Data listing
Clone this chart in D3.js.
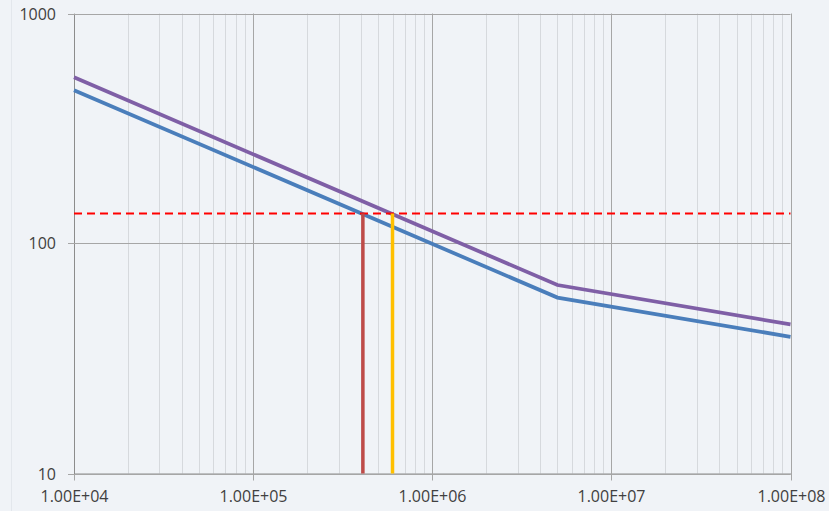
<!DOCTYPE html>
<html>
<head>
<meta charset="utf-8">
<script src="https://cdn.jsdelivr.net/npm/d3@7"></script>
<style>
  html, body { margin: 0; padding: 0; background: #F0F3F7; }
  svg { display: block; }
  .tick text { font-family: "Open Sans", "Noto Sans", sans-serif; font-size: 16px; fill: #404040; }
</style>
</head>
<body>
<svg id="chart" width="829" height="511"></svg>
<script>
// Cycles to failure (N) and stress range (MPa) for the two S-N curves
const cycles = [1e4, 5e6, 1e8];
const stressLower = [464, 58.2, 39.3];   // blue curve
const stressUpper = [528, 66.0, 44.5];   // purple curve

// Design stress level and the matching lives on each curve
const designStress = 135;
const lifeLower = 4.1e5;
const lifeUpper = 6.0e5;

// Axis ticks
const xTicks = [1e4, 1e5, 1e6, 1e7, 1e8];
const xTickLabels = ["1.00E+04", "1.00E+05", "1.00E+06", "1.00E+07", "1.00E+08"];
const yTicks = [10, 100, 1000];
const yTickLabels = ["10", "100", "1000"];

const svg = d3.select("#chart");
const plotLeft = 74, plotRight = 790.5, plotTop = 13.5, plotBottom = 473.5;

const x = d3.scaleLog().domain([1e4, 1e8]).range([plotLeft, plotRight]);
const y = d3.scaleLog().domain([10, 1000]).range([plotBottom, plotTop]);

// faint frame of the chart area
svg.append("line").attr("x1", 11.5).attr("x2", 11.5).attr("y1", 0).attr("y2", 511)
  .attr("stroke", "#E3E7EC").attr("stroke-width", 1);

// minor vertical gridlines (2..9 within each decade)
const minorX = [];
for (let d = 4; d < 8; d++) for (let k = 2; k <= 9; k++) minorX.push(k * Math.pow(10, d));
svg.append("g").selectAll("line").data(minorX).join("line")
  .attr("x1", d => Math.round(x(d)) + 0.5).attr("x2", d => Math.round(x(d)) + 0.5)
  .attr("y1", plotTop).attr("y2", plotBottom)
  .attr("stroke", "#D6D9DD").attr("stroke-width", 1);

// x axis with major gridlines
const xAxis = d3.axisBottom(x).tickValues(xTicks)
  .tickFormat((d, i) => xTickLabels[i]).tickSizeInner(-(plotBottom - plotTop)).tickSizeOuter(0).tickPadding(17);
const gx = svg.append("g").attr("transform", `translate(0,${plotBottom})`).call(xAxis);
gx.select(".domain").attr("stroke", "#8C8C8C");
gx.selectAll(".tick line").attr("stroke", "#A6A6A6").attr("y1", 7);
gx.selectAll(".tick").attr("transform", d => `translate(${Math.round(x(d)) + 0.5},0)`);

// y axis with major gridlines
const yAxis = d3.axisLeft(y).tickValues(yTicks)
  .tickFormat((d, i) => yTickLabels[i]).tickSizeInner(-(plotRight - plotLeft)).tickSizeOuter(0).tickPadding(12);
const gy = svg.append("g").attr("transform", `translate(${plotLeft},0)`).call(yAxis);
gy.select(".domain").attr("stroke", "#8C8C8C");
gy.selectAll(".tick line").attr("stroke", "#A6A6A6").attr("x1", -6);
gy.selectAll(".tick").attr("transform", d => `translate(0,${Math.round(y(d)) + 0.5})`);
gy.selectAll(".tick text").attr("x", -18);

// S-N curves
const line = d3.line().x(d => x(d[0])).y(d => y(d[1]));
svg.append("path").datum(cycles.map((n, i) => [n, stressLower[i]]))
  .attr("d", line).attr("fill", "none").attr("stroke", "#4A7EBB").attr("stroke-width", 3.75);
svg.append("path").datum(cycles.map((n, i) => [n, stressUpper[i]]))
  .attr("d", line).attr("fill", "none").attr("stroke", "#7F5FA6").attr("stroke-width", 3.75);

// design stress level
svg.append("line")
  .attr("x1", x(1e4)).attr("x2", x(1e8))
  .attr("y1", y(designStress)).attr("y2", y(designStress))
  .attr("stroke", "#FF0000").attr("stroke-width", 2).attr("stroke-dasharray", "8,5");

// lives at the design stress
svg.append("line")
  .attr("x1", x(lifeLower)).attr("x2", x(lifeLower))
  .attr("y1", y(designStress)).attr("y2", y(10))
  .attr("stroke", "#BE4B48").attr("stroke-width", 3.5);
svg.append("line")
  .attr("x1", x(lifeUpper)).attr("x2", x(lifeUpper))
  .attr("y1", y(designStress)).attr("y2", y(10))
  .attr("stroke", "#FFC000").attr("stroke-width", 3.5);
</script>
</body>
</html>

==

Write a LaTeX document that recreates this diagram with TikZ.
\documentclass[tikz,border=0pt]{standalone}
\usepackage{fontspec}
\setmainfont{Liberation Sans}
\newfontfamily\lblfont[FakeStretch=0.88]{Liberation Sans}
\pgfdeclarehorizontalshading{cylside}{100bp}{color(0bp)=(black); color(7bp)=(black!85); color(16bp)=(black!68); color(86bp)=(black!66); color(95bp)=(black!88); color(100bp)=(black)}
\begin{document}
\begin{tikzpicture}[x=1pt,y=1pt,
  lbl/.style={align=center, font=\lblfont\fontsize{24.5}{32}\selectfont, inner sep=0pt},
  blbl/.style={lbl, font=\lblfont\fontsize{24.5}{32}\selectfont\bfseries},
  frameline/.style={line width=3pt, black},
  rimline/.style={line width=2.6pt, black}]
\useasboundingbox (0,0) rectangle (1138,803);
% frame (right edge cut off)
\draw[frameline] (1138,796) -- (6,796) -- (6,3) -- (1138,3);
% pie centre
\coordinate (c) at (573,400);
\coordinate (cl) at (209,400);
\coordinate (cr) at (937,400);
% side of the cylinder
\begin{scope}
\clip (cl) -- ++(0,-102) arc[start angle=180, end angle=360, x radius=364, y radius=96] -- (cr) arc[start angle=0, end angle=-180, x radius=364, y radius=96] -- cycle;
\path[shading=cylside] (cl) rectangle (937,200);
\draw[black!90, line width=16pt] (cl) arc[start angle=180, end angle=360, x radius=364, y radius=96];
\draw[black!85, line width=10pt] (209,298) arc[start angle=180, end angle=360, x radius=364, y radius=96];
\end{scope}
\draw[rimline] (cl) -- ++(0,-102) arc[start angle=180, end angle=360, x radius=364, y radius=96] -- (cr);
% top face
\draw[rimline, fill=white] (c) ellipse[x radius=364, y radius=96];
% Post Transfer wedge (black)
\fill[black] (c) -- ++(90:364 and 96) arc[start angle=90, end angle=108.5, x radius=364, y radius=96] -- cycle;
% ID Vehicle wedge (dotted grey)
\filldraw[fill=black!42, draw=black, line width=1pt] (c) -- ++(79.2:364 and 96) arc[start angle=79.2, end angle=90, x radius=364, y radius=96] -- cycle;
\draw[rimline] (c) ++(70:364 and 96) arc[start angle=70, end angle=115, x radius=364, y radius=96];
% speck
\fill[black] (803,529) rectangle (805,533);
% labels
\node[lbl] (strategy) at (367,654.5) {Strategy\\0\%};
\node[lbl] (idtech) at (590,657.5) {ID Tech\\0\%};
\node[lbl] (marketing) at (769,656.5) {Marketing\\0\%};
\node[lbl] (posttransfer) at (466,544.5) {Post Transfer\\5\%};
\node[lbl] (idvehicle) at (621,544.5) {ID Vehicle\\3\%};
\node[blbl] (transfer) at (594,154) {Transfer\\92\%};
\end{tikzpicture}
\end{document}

Given task: From the listing above, repeat only the lines between the line containing "Clone this chart in D3.js." and the line containing "d3.scaleLog().domain([10, 1000]).range([plotBottom, plotTop]);", those two included. Pictures are not part of the copy.

Exercise response:
Clone this chart in D3.js.
<!DOCTYPE html>
<html>
<head>
<meta charset="utf-8">
<script src="https://cdn.jsdelivr.net/npm/d3@7"></script>
<style>
  html, body { margin: 0; padding: 0; background: #F0F3F7; }
  svg { display: block; }
  .tick text { font-family: "Open Sans", "Noto Sans", sans-serif; font-size: 16px; fill: #404040; }
</style>
</head>
<body>
<svg id="chart" width="829" height="511"></svg>
<script>
// Cycles to failure (N) and stress range (MPa) for the two S-N curves
const cycles = [1e4, 5e6, 1e8];
const stressLower = [464, 58.2, 39.3];   // blue curve
const stressUpper = [528, 66.0, 44.5];   // purple curve

// Design stress level and the matching lives on each curve
const designStress = 135;
const lifeLower = 4.1e5;
const lifeUpper = 6.0e5;

// Axis ticks
const xTicks = [1e4, 1e5, 1e6, 1e7, 1e8];
const xTickLabels = ["1.00E+04", "1.00E+05", "1.00E+06", "1.00E+07", "1.00E+08"];
const yTicks = [10, 100, 1000];
const yTickLabels = ["10", "100", "1000"];

const svg = d3.select("#chart");
const plotLeft = 74, plotRight = 790.5, plotTop = 13.5, plotBottom = 473.5;

const x = d3.scaleLog().domain([1e4, 1e8]).range([plotLeft, plotRight]);
const y = d3.scaleLog().domain([10, 1000]).range([plotBottom, plotTop]);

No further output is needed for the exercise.